Dans le même temps, les violations des droits humains, les discriminations toujours en hausse contre les femmes ainsi que l’instabilité économique ont de nouveau mené la société vers le pessimisme.

Il semble que la présence de quelques femmes en faveur de l’égalité au sein du gouvernement n’ait pas porté ses fruits : les femmes n’ont pas réussi à instaurer une loi sur les droits de la famille et les droits civiques, de nouvelles restrictions se sont fait jour pour les femmes, surtout les célibataires, en matière de travail, la promotion de la stérilisation chirurgicale des hommes comme des femmes a été interdite, la discrimination par le sexe à l’université et sur le lieu de travail a été instituée et la loi a « légalisé » la violence pour assurer le « hidjab obligatoire ».

Par exemple, en octobre 2014, le parlement a voté une loi pour rendre le hidjab obligatoire ; résultat, des femmes qui, selon le régime, n’étaient pas correctement voilées, ont fait l’objet d’attaques de la part de groupes extrémistes violents.

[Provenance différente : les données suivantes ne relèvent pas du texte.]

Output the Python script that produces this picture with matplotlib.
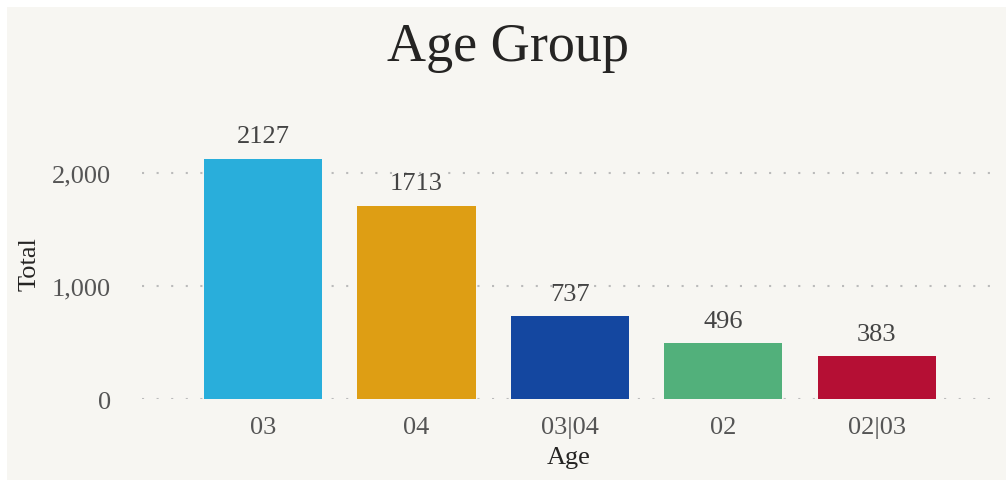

Les féministes ont interprété ces crimes brutaux comme un signe de montée en puissance des groupes intégristes et extrémistes dans la région, surtout liés aux idées de Daesh, à l’intérieur des groupes iraniens extrémistes. Malgré toutes les menaces, les féministes ont organisé une manifestation devant le parlement pour protester contre les attaques à l’acide. Malheureusement, les forces de police ont choisi d’arrêter plusieurs féministes lors de cette manifestation plutôt que les agresseurs qui avaient perpétré ces attaques à l’acide.

En dépit de l’arrestation de ces jeunes militantes comme Mahdieh Golroo, qui est toujours emprisonnée, ces attaques semblent avoir pris fin. Il est à noter que quelques membres du gouvernement ont condamné les attaques.

Malgré de nombreuses restrictions et limitations qui leur sont imposées, les féministes luttent toujours contre la violence en Iran. Elles se battent pour leurs droits, même si elles sont encore loin de l’égalité « écrite » dans la Déclaration Universelle.

Presque 64 ans après la promulgation de la Déclaration Universelle des Droits Humains, la lutte des Iraniennes contre les violations des droits humains ressemble à une coquille de noix sur une mer déchaînée.